• [DATA LINES]
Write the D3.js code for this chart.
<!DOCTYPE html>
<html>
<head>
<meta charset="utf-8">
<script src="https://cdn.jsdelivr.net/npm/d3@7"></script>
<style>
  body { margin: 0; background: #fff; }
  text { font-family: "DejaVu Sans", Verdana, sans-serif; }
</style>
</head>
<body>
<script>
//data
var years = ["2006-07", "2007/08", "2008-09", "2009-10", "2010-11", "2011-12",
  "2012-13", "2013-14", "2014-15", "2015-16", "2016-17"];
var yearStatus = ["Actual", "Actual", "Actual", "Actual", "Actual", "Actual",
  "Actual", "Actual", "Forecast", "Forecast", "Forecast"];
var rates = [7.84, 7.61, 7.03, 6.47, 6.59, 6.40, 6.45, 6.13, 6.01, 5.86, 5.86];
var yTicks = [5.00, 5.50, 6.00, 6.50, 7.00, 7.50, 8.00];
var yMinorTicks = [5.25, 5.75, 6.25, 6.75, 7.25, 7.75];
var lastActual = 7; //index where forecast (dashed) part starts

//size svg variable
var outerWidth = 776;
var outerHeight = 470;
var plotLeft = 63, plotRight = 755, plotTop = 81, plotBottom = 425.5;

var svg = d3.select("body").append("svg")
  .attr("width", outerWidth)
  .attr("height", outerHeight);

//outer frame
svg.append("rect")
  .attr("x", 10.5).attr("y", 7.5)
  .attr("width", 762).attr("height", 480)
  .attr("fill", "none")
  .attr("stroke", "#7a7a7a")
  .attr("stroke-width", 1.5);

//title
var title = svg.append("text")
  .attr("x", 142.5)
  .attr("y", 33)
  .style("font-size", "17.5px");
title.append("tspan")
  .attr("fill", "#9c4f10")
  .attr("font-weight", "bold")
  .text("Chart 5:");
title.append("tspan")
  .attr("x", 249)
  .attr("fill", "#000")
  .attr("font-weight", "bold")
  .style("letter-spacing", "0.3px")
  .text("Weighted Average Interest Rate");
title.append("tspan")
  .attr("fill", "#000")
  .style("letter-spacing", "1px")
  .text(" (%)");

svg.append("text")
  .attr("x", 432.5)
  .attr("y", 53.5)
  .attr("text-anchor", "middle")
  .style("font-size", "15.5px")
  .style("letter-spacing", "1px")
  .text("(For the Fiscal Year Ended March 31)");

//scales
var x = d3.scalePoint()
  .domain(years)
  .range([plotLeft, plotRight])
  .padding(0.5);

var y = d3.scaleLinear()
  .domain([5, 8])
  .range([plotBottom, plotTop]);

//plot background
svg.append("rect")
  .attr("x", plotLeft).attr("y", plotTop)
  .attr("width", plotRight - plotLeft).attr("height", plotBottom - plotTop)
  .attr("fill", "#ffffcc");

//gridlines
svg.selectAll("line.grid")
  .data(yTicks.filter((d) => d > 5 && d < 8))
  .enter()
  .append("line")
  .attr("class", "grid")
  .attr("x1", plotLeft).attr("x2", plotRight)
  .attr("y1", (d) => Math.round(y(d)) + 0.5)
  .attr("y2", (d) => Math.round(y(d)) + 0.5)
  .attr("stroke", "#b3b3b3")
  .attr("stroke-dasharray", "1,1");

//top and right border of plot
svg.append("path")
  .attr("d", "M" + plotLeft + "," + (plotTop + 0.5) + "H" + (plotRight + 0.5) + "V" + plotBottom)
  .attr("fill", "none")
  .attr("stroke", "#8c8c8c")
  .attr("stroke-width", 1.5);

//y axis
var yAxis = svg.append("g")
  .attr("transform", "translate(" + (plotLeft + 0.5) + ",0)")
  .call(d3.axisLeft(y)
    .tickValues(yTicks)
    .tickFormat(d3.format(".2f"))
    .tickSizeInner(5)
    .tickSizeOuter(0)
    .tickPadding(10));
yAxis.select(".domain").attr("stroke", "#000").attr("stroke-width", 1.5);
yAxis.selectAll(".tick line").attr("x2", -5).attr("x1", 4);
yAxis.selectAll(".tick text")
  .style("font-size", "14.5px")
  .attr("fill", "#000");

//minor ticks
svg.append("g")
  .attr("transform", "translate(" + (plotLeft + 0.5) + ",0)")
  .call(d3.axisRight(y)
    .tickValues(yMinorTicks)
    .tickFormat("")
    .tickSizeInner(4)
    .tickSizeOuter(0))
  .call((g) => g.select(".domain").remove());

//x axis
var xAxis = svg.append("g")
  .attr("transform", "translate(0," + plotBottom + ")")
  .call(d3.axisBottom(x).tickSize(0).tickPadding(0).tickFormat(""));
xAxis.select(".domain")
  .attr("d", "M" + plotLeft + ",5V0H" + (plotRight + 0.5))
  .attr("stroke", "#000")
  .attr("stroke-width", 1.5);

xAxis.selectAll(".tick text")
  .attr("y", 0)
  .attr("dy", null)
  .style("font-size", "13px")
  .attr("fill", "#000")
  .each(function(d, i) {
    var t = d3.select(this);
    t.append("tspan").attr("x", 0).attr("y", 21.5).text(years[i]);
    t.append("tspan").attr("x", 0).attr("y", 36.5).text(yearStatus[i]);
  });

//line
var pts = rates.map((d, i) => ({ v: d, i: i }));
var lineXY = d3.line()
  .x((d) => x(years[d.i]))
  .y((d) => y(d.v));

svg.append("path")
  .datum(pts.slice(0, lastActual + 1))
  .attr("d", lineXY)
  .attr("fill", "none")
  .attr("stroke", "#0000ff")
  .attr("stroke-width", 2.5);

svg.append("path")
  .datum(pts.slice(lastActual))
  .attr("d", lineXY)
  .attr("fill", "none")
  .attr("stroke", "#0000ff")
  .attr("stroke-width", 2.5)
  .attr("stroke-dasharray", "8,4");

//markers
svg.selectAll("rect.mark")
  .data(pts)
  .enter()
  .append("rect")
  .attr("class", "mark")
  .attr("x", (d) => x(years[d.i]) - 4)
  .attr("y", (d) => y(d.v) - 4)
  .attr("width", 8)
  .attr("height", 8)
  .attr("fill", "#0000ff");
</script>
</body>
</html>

• [THE REQUEST] List each line holding the string "this".

• [RESPONSE]
Write the D3.js code for this chart.
    var t = d3.select(this);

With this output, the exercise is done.